Can you recommend some pieces of art to visit?
You could begin with Full Immersion, which is an experiment by an artist called Dan Coyote. The idea was: what if you took the full volume of an island and used it to create an art piece that filled that volume: 256 by 256 by 740 virtual cubic meters. It is enormous! It is a dynamic piece of art that responds to you when you move through it. When you navigate the space you are actually within the piece of art. It is like nothing I have ever seen.
Some users complain that getting into Second Life is too difficult.
Yes, and I have been concerned about that the whole time that I have been in Second Life. When we first came in, two years ago, the very first thing that we did was to write a guide. Now we have designed a completely new orientation experience: an island that looks like San Francisco where there are four levels of orientation. In the first one, you can get your account, download the software and be off and running in ten minutes. Then, you can get to our San Francisco Mission District and learn more: how to do advanced gestures, how to do voice, how to build, how to modify textures... Or you can go to Fisherman's Wharf to learn about Second Life culture. And if you want to experience the education possibilities on Second Life you can go across the Golden Gate Bridge to Berkeley University.
What is the usual reaction of traditional universities when you introduce them to Second Life?
I think it is like with any new technology. Some people are interested and some are sceptical. What is interesting to me is how long it takes before the ones who are sceptical begin to become interested. That is when you can say you have got something fairly interesting.
Another parameter would be how long it takes for the interested to become sceptical...
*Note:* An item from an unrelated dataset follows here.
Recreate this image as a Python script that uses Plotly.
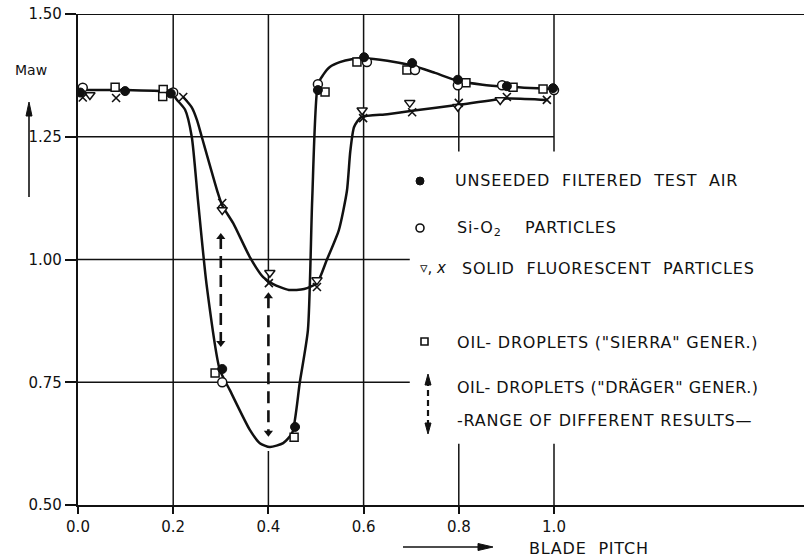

Ha, ha, ha! Well I guess there are a few of those as well! I never felt that it made any sense to push people to things: people make their own decisions about what is useful. And so, what we focused on is demonstrating how Second Life can be useful. We are not interested in trying to make the case that is useful for everything, because it is probably not. But it is useful for some things and one of the reasons it is more useful is that these spaces are global. The very reason why I am sitting here talking to you is because I met someone from the UOC in Second Life.
Really?
Yes! And we have friends all over the world! Last night I was talking in Second Life with people from the United States and Australia. It has happened to me a lot that I meet someone in an educational context in Second Life and then in real life. It is a tremendous networking tool that allows me to keep in touch with people all over the globe in ways that I could never before. And when we see each other in Second Life it is like being together! So now I plan part of my day for being in Second Life simply so that I can keep up with these colleagues that I work with all across the world.